Alarmed by escalating housing bubbles, last October, Beijing launched a round of administrative measures in about 20 first- and second-tier cities to cool the housing market. But these measures weren’t so effective, and the buying momentum simply spilled over to adjacent satellite cities and pushed up property prices there.
Over the past few months, tightening expanded to more than 50 top-tier and lower tier cities, and polices have became more strict. On top of restricting house purchases and mortgage loans, local governments have limited resales of properties. In cities such as Wuhan in Hubei province and Wuxi in Jiangsu province, developers were ordered not to raise prices on their new projects for sale.
The state hand was extended to curb home prices came after President Xi Jinping’s edict that “houses are for living in, not for speculation”and called for establishing long-term solutions to stabilise the real estate sector earlier this year.
Zhu Haibin, Chief China economist at J.P. Morgan, said it was “tricky” for the government to adopt city-based policies to contain property inflation in big cities and speed up clearing inventories in small cities that have small influx of population.

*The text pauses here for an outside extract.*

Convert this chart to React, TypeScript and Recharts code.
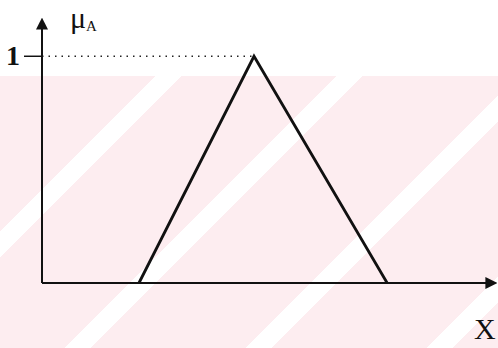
import React from 'react'
import { LineChart, Line, XAxis, YAxis, ReferenceLine } from 'recharts'

// triangular membership function μA(x)
const xPoints = [21.4, 46.8, 76.2]
const muValues = [0, 1, 0]
const yTicks = [1]
const peakX = 46.8

const data = xPoints.map((x, i) => ({ x, mu: muValues[i] }))

const SERIF = '"Liberation Serif", "DejaVu Serif", serif'

function OneTick(props: any) {
  const { x, y, payload } = props
  return (
    <text x={x - 2} y={y + 9} textAnchor="end" fontFamily={SERIF} fontWeight="bold" fontSize={28} fill="#111">
      {payload.value}
    </text>
  )
}

export default function App() {
  return (
    <div style={{ position: 'absolute', left: 0, top: 0, width: 498, height: 348, background: '#fff', overflow: 'hidden' }}>
      {/* faint diagonal backdrop */}
      <div
        style={{
          position: 'absolute',
          left: 0,
          top: 76,
          width: 498,
          height: 272,
          background:
            'repeating-linear-gradient(135deg, #fdedf0 0px, #fdedf0 110px, #ffffff 110px, #ffffff 128px)',
        }}
      />
      <svg width={0} height={0} style={{ position: 'absolute' }}>
        <defs>
          <marker id="arrowHead" viewBox="0 0 10 10" refX="8" refY="5" markerWidth="6" markerHeight="6" orient="auto-start-reverse">
            <path d="M0,0 L10,5 L0,10 z" fill="#111" />
          </marker>
        </defs>
      </svg>
      <div style={{ position: 'absolute', left: 0, top: 0 }}>
        <LineChart width={498} height={348} data={data} margin={{ top: 20, right: 3, bottom: 35, left: 0 }}>
          <XAxis
            type="number"
            dataKey="x"
            domain={[0, 100]}
            height={30}
            tick={false}
            tickLine={false}
            axisLine={{ stroke: '#111', strokeWidth: 2, markerEnd: 'url(#arrowHead)' } as any}
          />
          <YAxis
            type="number"
            domain={[0, 1.16]}
            ticks={yTicks}
            width={42}
            tickSize={18}
            tickLine={{ stroke: '#111', strokeWidth: 1.5 }}
            tick={<OneTick />}
            axisLine={{ stroke: '#111', strokeWidth: 2, markerStart: 'url(#arrowHead)' } as any}
          />
          <ReferenceLine
            segment={[{ x: 0, y: 1 }, { x: peakX, y: 1 }]}
            stroke="#222"
            strokeWidth={1.5}
            strokeDasharray="1.5 5"
          />
          <Line
            type="linear"
            dataKey="mu"
            stroke="#111"
            strokeWidth={2.8}
            dot={false}
            isAnimationActive={false}
          />
        </LineChart>
      </div>
      <div style={{ position: 'absolute', left: 70, top: 2, lineHeight: '32px', fontFamily: SERIF, fontSize: 30, color: '#111' }}>
        μ<span style={{ fontSize: 15, position: 'relative', top: 3 }}>A</span>
      </div>
      <div style={{ position: 'absolute', left: 474, top: 312, lineHeight: '34px', fontFamily: SERIF, fontSize: 30, color: '#111' }}>
        X
      </div>
    </div>
  )
}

“Long-term measures, such as land supply polices and a property tax that are perceived to have a meaningful impact on the housing market, have not been strictly implemented in practice,” Zhu said.
Local governments still have little incentive to provide more land as land sales remain a major source of their revenues. Despite Xi’s calls, the Beijing municipal government has cut this year’s residential land supply by half from 2016. Property taxes are unlikely to be introduced soon since it was made clear during the Two Sessions in March that it would not be proposed this year. It remains uncertain whether the government can effectively tame home prices by obsessively driving down demand.

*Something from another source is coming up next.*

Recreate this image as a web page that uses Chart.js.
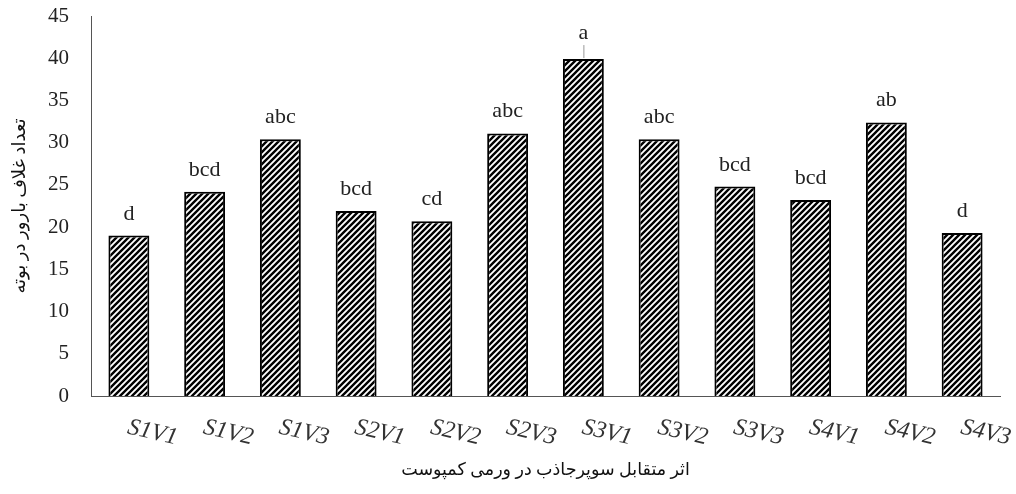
<!DOCTYPE html>
<html><head><meta charset="utf-8">
<script src="https://cdn.jsdelivr.net/npm/chart.js@4.4.1/dist/chart.umd.min.js"></script>
<style>html,body{margin:0;padding:0;background:#fff;} #wrap{width:1016px;height:494px;position:relative;}</style>
</head><body><div id="wrap"><canvas id="c"></canvas></div>
<script>
const categories = ['S1V1','S1V2','S1V3','S2V1','S2V2','S2V3','S3V1','S3V2','S3V3','S4V1','S4V2','S4V3'];
const values = [19.0, 24.2, 30.4, 21.9, 20.7, 31.1, 39.9, 30.4, 24.8, 23.2, 32.4, 19.3];
const letters = ['d','bcd','abc','bcd','cd','abc','a','abc','bcd','bcd','ab','d'];
const yTicks = [0,5,10,15,20,25,30,35,40,45];
const yTitle = 'تعداد غلاف بارور در بوته';
const xTitle = 'اثر متقابل سوپرجاذب در ورمی کمپوست';

const canvas = document.getElementById('c');
function hatch(){
  const s = 6, t = document.createElement('canvas');
  t.width = s; t.height = s;
  const g = t.getContext('2d');
  g.fillStyle = '#fff'; g.fillRect(0,0,s,s);
  g.strokeStyle = '#000'; g.lineWidth = 2.4;
  g.beginPath();
  g.moveTo(-2, s+2); g.lineTo(s+2, -2);
  g.moveTo(-2, 2); g.lineTo(2, -2);
  g.moveTo(s-2, s+2); g.lineTo(s+2, s-2);
  g.stroke();
  return canvas.getContext('2d').createPattern(t, 'repeat');
}

const serif = '"Liberation Serif", "Times New Roman", "DejaVu Sans", serif';

const annot = {
  id: 'annot',
  afterDatasetsDraw(chart){
    const ctx = chart.ctx, meta = chart.getDatasetMeta(0), xs = chart.scales.x;
    ctx.save();
    ctx.font = '22px ' + serif;
    ctx.fillStyle = '#222';
    ctx.textAlign = 'center';
    ctx.textBaseline = 'alphabetic';
    meta.data.forEach((bar, i) => {
      const lead = letters[i] === 'a';
      ctx.fillText(letters[i], bar.x, bar.y - (lead ? 20 : 16));
      if (lead) {
        ctx.strokeStyle = '#999'; ctx.lineWidth = 1;
        ctx.beginPath(); ctx.moveTo(bar.x + 0.5, bar.y - 1); ctx.lineTo(bar.x + 0.5, bar.y - 14); ctx.stroke();
      }
    });
    ctx.font = 'italic 24px ' + serif;
    ctx.fillStyle = '#333';
    ctx.textAlign = 'left';
    ctx.textBaseline = 'middle';
    categories.forEach((c, i) => {
      const x = xs.getPixelForValue(i);
      ctx.save();
      ctx.translate(x - 1, chart.chartArea.bottom + 31);
      ctx.rotate(13 * Math.PI / 180);
      ctx.fillText(c, 0, 0);
      ctx.restore();
    });
    ctx.restore();
  }
};

new Chart(canvas, {
  type: 'bar',
  data: {
    labels: categories,
    datasets: [{
      data: values,
      backgroundColor: hatch(),
      borderColor: '#000',
      borderWidth: 2,
      barPercentage: 0.54,
      categoryPercentage: 1.0
    }]
  },
  options: {
    responsive: true,
    maintainAspectRatio: false,
    animation: false,
    devicePixelRatio: 1,
    layout: { padding: { top: 16, right: 16, bottom: 0, left: 0 } },
    plugins: { legend: { display: false }, tooltip: { enabled: false } },
    scales: {
      x: {
        grid: { display: false, drawTicks: false },
        border: { display: true, color: '#555', width: 1 },
        ticks: { display: false },
        title: { display: true, text: xTitle, color: '#111', font: { family: serif, size: 17.5 }, padding: { top: 60, bottom: 13 } },
        afterFit(s){ s.height = 98; s.paddingLeft = 0; s.paddingRight = 0; }
      },
      y: {
        min: 0, max: 45,
        afterBuildTicks(s){ s.ticks = yTicks.map(v => ({ value: v })); },
        grid: { display: false, drawTicks: false },
        border: { display: true, color: '#555', width: 1 },
        ticks: { color: '#222', font: { family: serif, size: 21 }, padding: 22 },
        title: { display: true, text: yTitle, color: '#111', font: { family: serif, size: 18 }, padding: { top: 9, bottom: 0 } },
        afterFit(s){ s.width = 91; s.paddingTop = 0; s.paddingBottom = 0; }
      }
    }
  },
  plugins: [annot]
});
</script>
</body></html>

“It seems that the housing market is at a stalemate stage, with the market and the government testing each other,” Zhu said.
To be sure, China doesn’t want falling home prices to drag down growth, which was set at 6.5 per cent for this year, since real estate investment is related to many downstream industries such as construction, steel and concrete. The real estate sector still constitutes 13 per cent of China’s GDP.
But demand for properties won’t wither either. Housing is the most lucrative investment within China compared to stocks and bonds, particularly since the government began tightly controlling the yuan to be remitted for investing in overseas properties. Last year, more than 40 per cent of new loans – 12.65 trillion yuan – that the People’s Bank of China provided went to home mortgages. And housing accounts for close to 70 per cent of Chinese household assets, according to a study from the Survey and Research Centre for China Household Finance, an academic NGO, in 2016.
“Chinese citizens’ incomes depend on the net asset value they hold in the housing market. In the long run, it’s not a sustainable situation,” Li Wei, professor of economics from Cheung Kong Graduate School of Business, said.
Not every young newcomer plans to stay in Shenzhen. Before moving to the city two years ago, Huang Yuqing, 26, made up her mind not to stay longer, even though gaining permanent residency in Shenzhen was easier than Beijing and Shanghai.
As an accountant for a start-up that produces underwater robots, Huang earns 7,500 yuan a month, of which she saves 3,000 yuan for down payment on a future apartment in Wuhan, which is close to her home town. As of April, prices for new flats in Wuhan averaged 11,910 yuan per square metre, according to real estate information portal Anjuke.com.
“Shenzhen’s home prices are too high. Who knows how many years it will take for working class people like us to buy a home here,” she said. “The people I know who have bought flats came to Shenzhen in the early 2000s.”
Huang dismissed the necessity of buying a home before getting married, and added that arranging a down payment for a flat in Shenzhen would place a huge burden on the families of her and her boyfriend.
“I want a better quality of life,” Huang said. “I won’t sacrifice my life for a flat.”